Draghi expresses concern about health of Irish banks
ECB president says banks must take ‘decisive’ action before stress tests
European Central Bank president Mario Draghi: said while the balance-sheet assessments of the Irish banks had identified no capital shortfall, there were needs for adjustments for provisions and risk-weighted assets. Photograph: Reuters
European Central Bank president Mario Draghi has raised concerns about the health of Irish banks, urging “decisive” action on issues revealed by a recent balance-sheet assessments before European stress tests next year.
Addressing the European Parliament, Mr Draghi said while the balance-sheet assessments of the Irish banks had identified no capital shortfall, there were needs for adjustments for provisions and risk-weighted assets.
“This should be addressed before the SSM assessment,” he said in a response to a question from Irish MEP Gay Mitchell.
Under the original terms of Ireland’s EU-IMF rescue, Ireland was obliged to undergo a full health check of its banks before the end of the programme.
However, this was downgraded to a “balance-sheet assessment” after Dublin argued it should not be treated differently from other countries in next year’s Europe-wide stress tests.
Mr Draghi emphasised yesterday that the balance-sheet assessments by the Irish Central Bank were “not forward-looking” and fall short of the “stringent” stress tests that would be required next year.
However, the full results of the tests were not published.
Bank of Ireland revealed that the Central Bank had concluded that it should take an additional €1.3 billion in provisioning against its mortgage and commercial loans, while Permanent TSB chief executive Jeremy Masding told The Irish Times that the bank would be taking extra provisions for bad loans following the reviews.
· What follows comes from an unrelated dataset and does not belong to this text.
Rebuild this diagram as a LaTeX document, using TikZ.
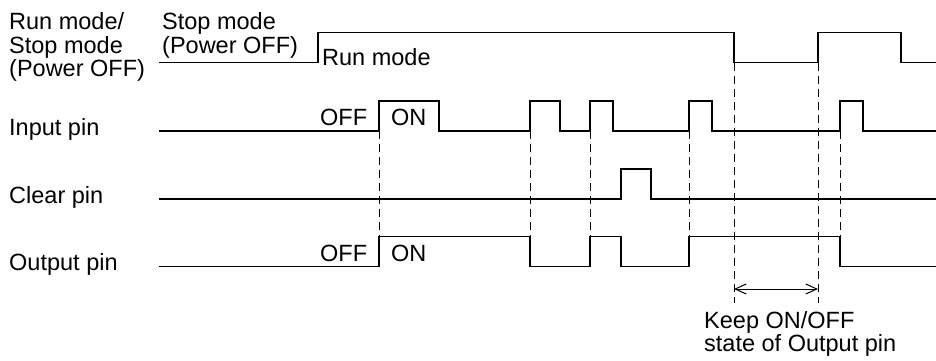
\documentclass[tikz,border=0pt]{standalone}
\usepackage{fontspec}
\setmainfont{Liberation Sans}
\usetikzlibrary{arrows.meta}
\begin{document}
\begin{tikzpicture}[x=1pt,y=-1pt,
  lbl/.style={anchor=base west,inner sep=0pt,font=\fontsize{23.5}{23.5}\selectfont},
  note/.style={anchor=base west,inner sep=0pt,align=left,font=\fontsize{23.5}{20}\selectfont},
  sig/.style={line width=1.1pt,line join=miter},
  guide/.style={line width=1pt,dash pattern=on 8pt off 5pt},
  span/.style={line width=1pt,{Straight Barb[length=11pt,width=10pt]}-{Straight Barb[length=11pt,width=10pt]}}]
\useasboundingbox (0,0) rectangle (936,360);
% labels
\node[lbl] (l1a) at (9,29.5) {Run mode/};
\node[lbl] (l1b) at (9,53) {Stop mode};
\node[lbl] (l1c) at (9,76.5) {(Power OFF)};
\node[lbl] (s1a) at (162,29.5) {Stop mode};
\node[lbl] (s1b) at (162,53) {(Power OFF)};
\node[lbl] (rm) at (322,65.5) {Run mode};
\node[lbl] (lin) at (9,135) {Input pin};
\node[lbl] (lcl) at (9,203.5) {Clear pin};
\node[lbl] (lout) at (9,270.5) {Output pin};
\node[lbl] (ioff) at (320,125.5) {OFF};
\node[lbl] (ion) at (391,125.5) {ON};
\node[lbl] (ooff) at (320,261.5) {OFF};
\node[lbl] (oon) at (391,261.5) {ON};
\node[note] (keep) at (704,351.5) {Keep ON/OFF\\state of Output pin};
% mode signal
\draw[sig] (159,62.5) -- (318,62.5) -- (318,32.5) -- (734,32.5) -- (734,62.5) -- (818,62.5) -- (818,32.5) -- (901,32.5) -- (901,62.5) -- (936,62.5);
% input pin
\draw[sig] (159,131) -- (379,131) -- (379,101) -- (439,101) -- (439,131) -- (530,131) -- (530,101) -- (560,101) -- (560,131) -- (590,131) -- (590,101) -- (613,101) -- (613,131) -- (689,131) -- (689,101) -- (712,101) -- (712,131) -- (840,131) -- (840,101) -- (863,101) -- (863,131) -- (936,131);
% clear pin
\draw[sig] (159,199) -- (621,199) -- (621,169) -- (651,169) -- (651,199) -- (936,199);
% output pin
\draw[sig] (159,266.5) -- (379,266.5) -- (379,236.5) -- (530,236.5) -- (530,266.5) -- (590,266.5) -- (590,236.5) -- (621,236.5) -- (621,266.5) -- (689,266.5) -- (689,236.5) -- (840,236.5) -- (840,266.5) -- (936,266.5);
% guides
\draw[guide] (379,131) -- (379,236.5);
\foreach \gx in {530,590,689,840} \draw[guide] (\gx,131) -- (\gx,266.5);
\coordinate (ka) at (734,289);
\coordinate (kb) at (818,289);
\draw[guide] (734,62.5) -- (734,303);
\draw[guide] (818,62.5) -- (818,303);
\draw[span] (ka) -- (kb);
\end{tikzpicture}
\end{document}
AIB has yet to comment on whether provisions are needed.
Mr Draghi also said the ECB had “a more cautious assessment” of Ireland’s budget for 2014 even if targets were likely to be met. However, he noted that the deficit-to-GDP ratio, which has been credibly set at 4.8 per cent, overperforms relative to the requirement of 5.1 per cent set out in the European Commission’s excessive deficit procedure.